Thirtysomething: If only we knew…
The Flintstones: Wilma and Betty decide to follow them.

House Style
The Brady Bunch: Conservative but mod, circa ’69
The Bradys: Conservative but mod, circa ’90
Married…With Children: Roach motel
Thirtysomething: Enviable
The Flintstones: Suburban cave

Clothing Style
The Brady Bunch: Early Osmonds
The Bradys: Made in the USA
Married…With Children: Flammable fabrics
Thirtysomething: Eclectic earth tones; nice ties
The Flintstones: One-piece

Most Annoying Character
The Brady Bunch: Alice’s cousin Emma, the substitute housekeeper (too strict)
The Bradys: Marcia’s husband, Wally (chronically unemployable)
Married…With Children: Steve (supercilious)
Thirtysomething: Ellyn (goes through Hope’s drawers, babbles, changes hairstyle every other week, generally mistreats her friends)
The Flintstones: Mr. Slate (bossy)

Attitude Toward Sex
The Brady Bunch: Never heard of it
The Bradys: Omigod — even Cindy does it!
Married…With Children: Peg: Yes. Al: No.
Thirtysomething: They didn’t get all those kids by accident.
The Flintstones: Prehistoric

How Spouses Fight
The Brady Bunch: They don’t.
The Bradys: Infrequently, but it happens
Married…With Children: Tooth and nail
Thirtysomething: They stop talking
The Flintstones: Fred and Barney go bowling while Wilma and Betty max out their charge cards.

How Kids Get Into Trouble
The Brady Bunch: Greg takes a puff of a cigarette.
The Bradys: Carol’s grandson steals her business cards and sticks them in the spokes of Bobby’s wheelchair.
Married…With Children: By committing felonies
Thirtysomething: Ethan plays with a forbidden toy rocket.
The Flintstones: They don’t.

How They’re Punished

The Brady Bunch: ”It’s not what you did, honey — it’s that you couldn’t come to us.”
The Bradys ”Next time, ask.”
Married…With Children: By the authorities
Thirtysomething: It blows up in his face.
The Flintstones: They’re not.

What Family Does For Fun
The Brady Bunch: Takes special three-part vacations to Hawaii and the Grand Canyon
The Bradys: Has flashbacks
Married…With Children: Exchanges insults
Thirtysomething: Talks
The Flintstones: Attends showings of The Monster at the Bedrock Drive-In

Unsolved Mysteries
The Brady Bunch: How exactly did Carol’s first husband and Mike’s first wife die?
The Bradys: What’s with Marcia’s new face and Bobby’s blonde hair
Married…With Children: What kind of hair spray does Peg use?
Thirtysomething: Why did Nancy take Elliot back? What do Gary and Susanna see in each other?
The Flintstones: How does Barney’s shirt stay on if he has no shoulders? Where do Fred and Wilma plug in their TV?

Worst Behavior
The Brady Bunch: The Brady children once made Alice feel under-appreciated.

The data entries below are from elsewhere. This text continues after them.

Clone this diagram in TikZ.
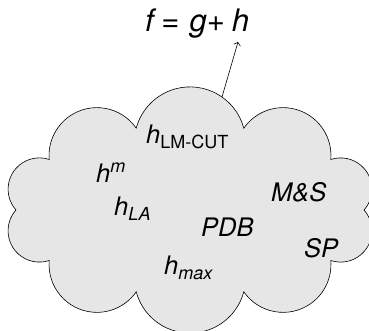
\documentclass[tikz,border=0pt]{standalone}
\usepackage{fontspec}
\setmainfont{TeX Gyre Heros}
\usetikzlibrary{arrows.meta}
\definecolor{cloudfill}{RGB}{230,230,230}
% sub- and superscripts set in a smaller size
\newcommand\lowtext[1]{\raisebox{-4.5pt}{\fontsize{18}{18}\selectfont #1}}
\newcommand\hightext[1]{\raisebox{10.5pt}{\fontsize{18}{18}\selectfont #1}}
\begin{document}
\begin{tikzpicture}[x=1pt,y=1pt,
  cloudline/.style={draw=black, line width=0.6pt, fill=cloudfill},
  lbl/.style={inner sep=0pt, anchor=base west, font=\fontsize{25.5}{25.5}\selectfont\itshape},
  formula/.style={inner sep=0pt, anchor=base west, font=\fontsize{31}{31}\selectfont},
  pointer/.style={line width=0.6pt, -{Straight Barb[length=3pt,width=7pt]}}]
\useasboundingbox (0,0) rectangle (369,331);
\begin{scope}
  \clip (0,0) rectangle (369,331);
  % ten puffs, each a 150 degree arc between neighbouring cusps
  \path[cloudline] (364,121)
    arc[start angle=-41.68, delta angle=150, radius=31.29pt]
    arc[start angle=-4.79,  delta angle=150, radius=47.86pt]
    arc[start angle=15,     delta angle=150, radius=55.70pt]
    arc[start angle=34.79,  delta angle=150, radius=47.86pt]
    arc[start angle=71.68,  delta angle=150, radius=31.29pt]
    arc[start angle=138.32, delta angle=150, radius=31.29pt]
    arc[start angle=175.21, delta angle=150, radius=47.86pt]
    arc[start angle=195,    delta angle=150, radius=55.70pt]
    arc[start angle=214.79, delta angle=150, radius=47.86pt]
    arc[start angle=251.68, delta angle=150, radius=31.29pt]
    -- cycle;
\end{scope}

\node[formula] (fgh) at (145,299.5) {\textit{f}\hspace{5pt}=\hspace{10pt}\textit{g}+\hspace{7pt}\textit{h}};

\node[lbl] (lmcut) at (146,187) {h\lowtext{\upshape LM-CUT}};
\node[lbl] (hm)    at (96,148)  {h\hightext{m}};
\node[lbl] (hla)   at (114,115) {h\lowtext{LA}};
\node[lbl] (ms)    at (271,129) {M\&S};
\node[lbl] (pdb)   at (201,94)  {PDB};
\node[lbl] (sp)    at (304,73)  {SP};
\node[lbl] (hmax)  at (164,56)  {h\lowtext{max}};

\coordinate (stem) at (222,234);
\coordinate (head) at (238,289);
\draw[pointer] (stem) -- (head);
\end{tikzpicture}
\end{document}
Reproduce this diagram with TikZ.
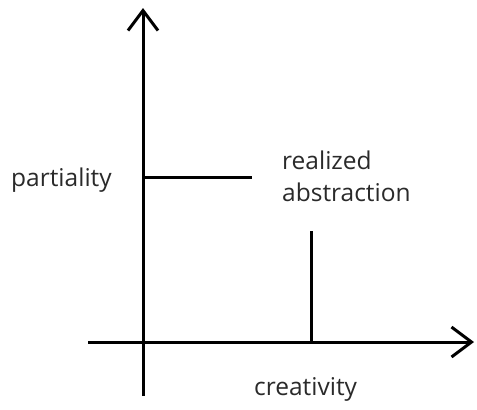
\documentclass[tikz,border=0pt]{standalone}
\usepackage{fontspec}
\setmainfont{Open Sans}
\usetikzlibrary{arrows.meta}
\definecolor{txt}{HTML}{2A2A2A}
\begin{document}
\begin{tikzpicture}[x=1pt,y=-1pt,
  axis/.style={line width=3pt,-{Straight Barb[length=20pt,width=30pt,line width=3pt]}},
  seg/.style={line width=3pt},
  lbl/.style={font=\fontsize{24.5}{29}\selectfont,text=txt,inner sep=0pt,anchor=base west}]
\useasboundingbox[fill=white] (0,0) rectangle (477,410);
\coordinate (ybot) at (143,396);
\coordinate (ytop) at (143,8);
\coordinate (xl) at (88,342);
\coordinate (xr) at (474,342);
\coordinate (h1) at (143,177);
\coordinate (h2) at (252,177);
\coordinate (v1) at (311,231);
\coordinate (v2) at (311,342);
\draw[axis] (ybot) -- (ytop);
\draw[axis] (xl) -- (xr);
\draw[seg] (h1) -- (h2);
\draw[seg] (v1) -- (v2);
\node[lbl] (part) at (11,186) {partiality};
\node[lbl] (ra1) at (282,169) {realized};
\node[lbl] (ra2) at (282,201) {abstraction};
\node[lbl] (crea) at (254,395) {creativity};
\end{tikzpicture}
\end{document}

The Bradys: Marcia’s son Mickey watches Bobby’s car-crash tape for fun.
Married…With Children: The Bundy’s kill their neighbor’s dog.
Thirtysomething: Elliot has an affair and talks about it.
The Flintstones: Characters don’t wear under-clothes.

Best Reason To Watch
The Brady Bunch: This is what life should be.
The Bradys: They’re all grown-ups now!
Married…With Children: Terry Rakolta hates it.
Thirtysomething (Tie) This is your life. This isn’t your life.
The Flintstones: This is what life might have been.

Best Reason Not To Watch
The Brady Bunch: Blurred vision from rerun overdoses.
The Bradys: You’re all grown-ups now.
Married…With Children: She has a point.
Thirtysomething: After a while, you think it’s real.